• **SOURCE EXCERPT**

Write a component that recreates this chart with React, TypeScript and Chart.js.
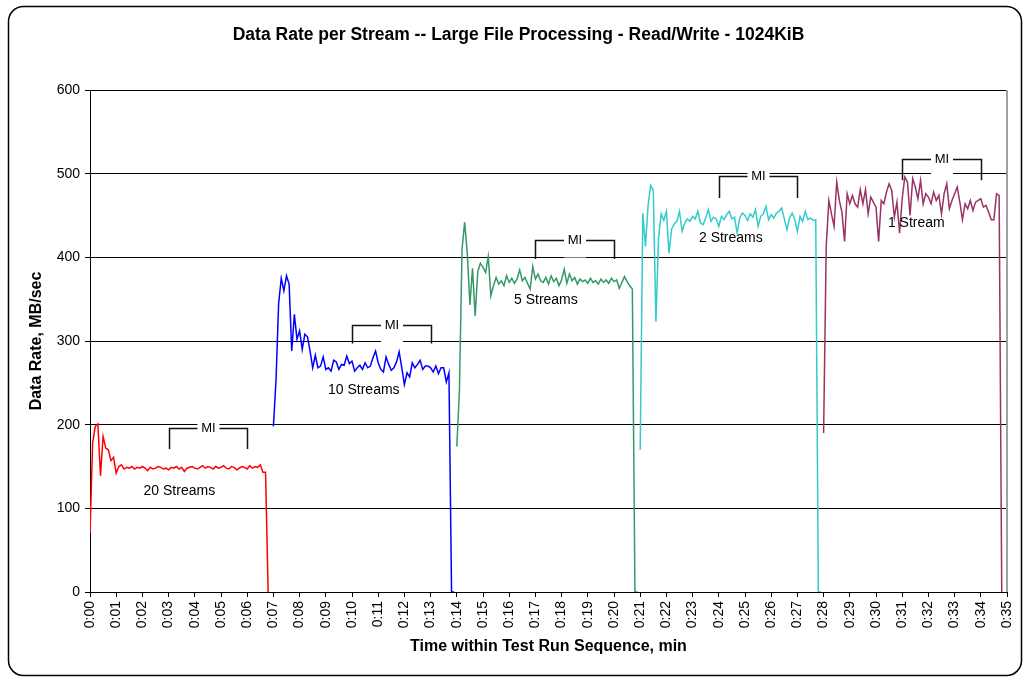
import React, { useEffect, useRef } from "react";
import { Chart, registerables } from "chart.js";

Chart.register(...registerables);

const FONT = "'Liberation Sans', Arial, Helvetica, sans-serif";

// minutes between samples in every series
const SAMPLE_STEP = 0.1;

const streamNames = ["20 Streams", "10 Streams", "5 Streams", "2 Streams", "1 Stream"];
const streamColors = ["#ff0000", "#0000ff", "#339966", "#33cccc", "#993366"];
const streamStart = [0, 7, 14, 21, 28];

const rate20 = [
  70, 178, 198, 201, 139, 186, 172, 170, 157, 161,
  142, 150, 152, 147, 149, 148, 150, 147, 149, 148,
  150, 148, 145, 149, 147, 148, 150, 149, 147, 148,
  146, 149, 148, 150, 147, 149, 144, 148, 149, 150,
  148, 147, 149, 151, 148, 150, 149, 147, 150, 148,
  149, 151, 148, 147, 150, 149, 146, 148, 150, 149,
  147, 151, 148, 150, 149, 152, 143, 143, 0,
];

const rate10 = [
  198, 253, 345, 375, 360, 378, 368, 288, 332, 302,
  312, 290, 308, 305, 288, 268, 283, 268, 270, 281,
  266, 268, 264, 277, 275, 266, 272, 271, 282, 273,
  276, 264, 268, 271, 266, 274, 268, 270, 280, 288,
  274, 266, 263, 281, 272, 265, 268, 275, 287, 268,
  248, 262, 257, 274, 268, 272, 277, 266, 270, 270,
  268, 263, 270, 261, 268, 268, 251, 262, 0, 0,
];

const rate5 = [
  174, 240, 410, 442, 405, 343, 387, 330, 383, 393,
  388, 382, 401, 354, 366, 376, 368, 372, 366, 378,
  370, 375, 369, 374, 385, 372, 376, 369, 362, 389,
  374, 380, 372, 370, 376, 368, 378, 371, 375, 366,
  373, 386, 369, 380, 372, 376, 368, 374, 371, 373,
  369, 375, 370, 372, 368, 374, 370, 373, 369, 375,
  371, 373, 363, 370, 377, 371, 366, 362, 0, 0,
];

const rate2 = [
  170, 453, 413, 462, 486, 480, 323, 423, 452, 444,
  455, 405, 434, 440, 443, 455, 431, 441, 446, 443,
  449, 446, 455, 441, 439, 447, 457, 443, 448, 446,
  437, 449, 445, 451, 455, 446, 448, 429, 447, 453,
  450, 444, 452, 448, 457, 437, 449, 452, 461, 445,
  451, 447, 453, 455, 459, 446, 433, 447, 453, 445,
  431, 449, 443, 455, 445, 447, 444, 445, 0, 0,
];

const rate1 = [
  190, 413, 468, 452, 437, 490, 468, 454, 419, 476,
  464, 474, 464, 460, 481, 464, 481, 452, 472, 466,
  460, 419, 468, 464, 478, 488, 480, 448, 466, 429,
  470, 496, 490, 450, 494, 484, 470, 492, 464, 476,
  472, 464, 478, 468, 474, 452, 476, 488, 458, 468,
  476, 484, 466, 445, 464, 458, 468, 456, 466, 468,
  470, 460, 462, 454, 445, 445, 476, 474, 0,
];

const xTickLabels = [
  "0:00", "0:01", "0:02", "0:03", "0:04", "0:05", "0:06", "0:07", "0:08", "0:09",
  "0:10", "0:11", "0:12", "0:13", "0:14", "0:15", "0:16", "0:17", "0:18", "0:19",
  "0:20", "0:21", "0:22", "0:23", "0:24", "0:25", "0:26", "0:27", "0:28", "0:29",
  "0:30", "0:31", "0:32", "0:33", "0:34", "0:35",
];

// stream label anchors (minutes, MB/sec)
const labelTime = [3.41, 10.45, 17.4, 24.46, 31.54];
const labelRate = [120, 241, 349, 423, 441];

// measurement interval brackets (minutes, MB/sec)
const miStart = [3, 10, 17, 24, 31];
const miEnd = [6, 13, 20, 27, 34];
const miTop = [196, 319, 421, 497, 518];
const miBottom = [171, 297, 398, 471, 492];

const seriesValues = [rate20, rate10, rate5, rate2, rate1];

const framePlugin = {
  id: "frame",
  beforeDraw(chart: any) {
    const ctx = chart.ctx;
    const w = chart.width;
    const h = chart.height;
    ctx.save();
    ctx.fillStyle = "#ffffff";
    ctx.fillRect(0, 0, w, h);
    const l = 8.5, t = 6.5, r = 1021.5, b = 675.5, rad = 15;
    ctx.beginPath();
    ctx.moveTo(l + rad, t);
    ctx.lineTo(r - rad, t);
    ctx.arcTo(r, t, r, t + rad, rad);
    ctx.lineTo(r, b - rad);
    ctx.arcTo(r, b, r - rad, b, rad);
    ctx.lineTo(l + rad, b);
    ctx.arcTo(l, b, l, b - rad, rad);
    ctx.lineTo(l, t + rad);
    ctx.arcTo(l, t, l + rad, t, rad);
    ctx.closePath();
    ctx.strokeStyle = "#000000";
    ctx.lineWidth = 1.5;
    ctx.stroke();
    ctx.restore();
  },
};

const annotationPlugin = {
  id: "annotations",
  beforeDatasetsDraw(chart: any) {
    const ctx = chart.ctx;
    const xs = chart.scales.x;
    const ys = chart.scales.y;
    const area = chart.chartArea;
    ctx.save();
    // right edge of plot area
    ctx.strokeStyle = "#a0a0a0";
    ctx.lineWidth = 2;
    ctx.beginPath();
    ctx.moveTo(area.right, area.top);
    ctx.lineTo(area.right, area.bottom);
    ctx.stroke();

    for (let i = 0; i < miStart.length; i++) {
      const x1 = Math.round(xs.getPixelForValue(miStart[i])) + 0.5;
      const x2 = Math.round(xs.getPixelForValue(miEnd[i])) + 0.5;
      const yt = Math.round(ys.getPixelForValue(miTop[i])) + 0.5;
      const yb = ys.getPixelForValue(miBottom[i]);
      ctx.strokeStyle = "#111111";
      ctx.lineWidth = 1.5;
      ctx.beginPath();
      ctx.moveTo(x1, yb);
      ctx.lineTo(x1, yt);
      ctx.lineTo(x2, yt);
      ctx.lineTo(x2, yb);
      ctx.stroke();
      const mx = (x1 + x2) / 2;
      ctx.fillStyle = "#ffffff";
      ctx.fillRect(mx - 11, yt - 9, 22, 26);
      ctx.fillStyle = "#000000";
      ctx.font = `13px ${FONT}`;
      ctx.textAlign = "center";
      ctx.textBaseline = "middle";
      ctx.fillText("MI", mx, yt);
    }
    ctx.restore();
  },
  afterDatasetsDraw(chart: any) {
    const ctx = chart.ctx;
    const xs = chart.scales.x;
    const ys = chart.scales.y;
    ctx.save();
    ctx.fillStyle = "#000000";
    ctx.font = `14px ${FONT}`;
    ctx.textAlign = "center";
    ctx.textBaseline = "middle";
    for (let i = 0; i < streamNames.length; i++) {
      ctx.fillText(streamNames[i], xs.getPixelForValue(labelTime[i]), ys.getPixelForValue(labelRate[i]));
    }
    ctx.restore();
  },
};

export default function App() {
  const ref = useRef<HTMLCanvasElement>(null);

  useEffect(() => {
    const canvas = ref.current;
    if (!canvas) return;
    Chart.defaults.font.family = FONT;
    Chart.defaults.color = "#000000";

    const datasets = seriesValues.map((vals, k) => ({
      label: streamNames[k],
      data: vals.map((v, i) => ({ x: streamStart[k] + i * SAMPLE_STEP, y: v })),
      borderColor: streamColors[k],
      backgroundColor: streamColors[k],
      borderWidth: 1.5,
      pointRadius: 0,
      tension: 0,
      fill: false,
    }));

    const chart = new Chart(canvas, {
      type: "line",
      data: { datasets },
      plugins: [framePlugin, annotationPlugin],
      options: {
        animation: false,
        responsive: false,
        devicePixelRatio: 1,
        layout: { padding: { left: 30, right: 17, top: 0, bottom: 5 } },
        plugins: {
          legend: { display: false },
          tooltip: { enabled: false },
          title: {
            display: true,
            text: "Data Rate per Stream -- Large File Processing - Read/Write - 1024KiB",
            font: { size: 17.5, weight: "bold", family: FONT, lineHeight: 1.2 },
            color: "#000000",
            padding: { top: 24.5, bottom: 44.5 },
          },
        },
        scales: {
          x: {
            type: "linear",
            min: 0,
            max: 35,
            afterFit: (scale: any) => {
              scale.height = 80;
              scale.paddingRight = 0;
              scale.paddingLeft = 0;
            },
            ticks: {
              stepSize: 1,
              autoSkip: false,
              minRotation: 90,
              maxRotation: 90,
              padding: 4,
              color: "#000000",
              font: { size: 14, family: FONT },
              callback: (v: any) => xTickLabels[Math.round(Number(v))] ?? "",
            },
            grid: {
              drawOnChartArea: false,
              drawTicks: true,
              tickLength: 5,
              color: "#000000",
              lineWidth: 1,
            },
            border: { display: true, color: "#000000", width: 1 },
            title: {
              display: true,
              text: "Time within Test Run Sequence, min",
              color: "#000000",
              font: { size: 16, weight: "bold", family: FONT, lineHeight: 1.2 },
              padding: { top: 0, bottom: 16 },
            },
          },
          y: {
            type: "linear",
            min: 0,
            max: 600,
            afterFit: (scale: any) => {
              scale.width = 60;
            },
            ticks: {
              stepSize: 100,
              padding: 5,
              color: "#000000",
              font: { size: 14, family: FONT },
            },
            grid: {
              drawOnChartArea: true,
              drawTicks: true,
              tickLength: 5,
              color: "#000000",
              lineWidth: 1,
            },
            border: { display: true, color: "#000000", width: 1 },
            title: {
              display: true,
              text: "Data Rate, MB/sec",
              color: "#000000",
              font: { size: 16, weight: "bold", family: FONT, lineHeight: 1.2 },
              padding: { top: -3, bottom: 0 },
            },
          },
        },
      },
    } as any);

    return () => chart.destroy();
  }, []);

  return (
    <div style={{ position: "absolute", left: 0, top: 0, width: 1024, height: 677, background: "#ffffff" }}>
      <canvas ref={ref} width={1024} height={677} style={{ display: "block", width: 1024, height: 677 }} />
    </div>
  );
}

• **EXERCISE GOAL**
Write out each line of the listing above, exactly, from its first line to the line holding "const streamStart = [0, 7, 14, 21, 28];", inclusive. Skip the pictures.

• **ANSWER IN FULL**
Write a component that recreates this chart with React, TypeScript and Chart.js.
import React, { useEffect, useRef } from "react";
import { Chart, registerables } from "chart.js";

Chart.register(...registerables);

const FONT = "'Liberation Sans', Arial, Helvetica, sans-serif";

// minutes between samples in every series
const SAMPLE_STEP = 0.1;

const streamNames = ["20 Streams", "10 Streams", "5 Streams", "2 Streams", "1 Stream"];
const streamColors = ["#ff0000", "#0000ff", "#339966", "#33cccc", "#993366"];
const streamStart = [0, 7, 14, 21, 28];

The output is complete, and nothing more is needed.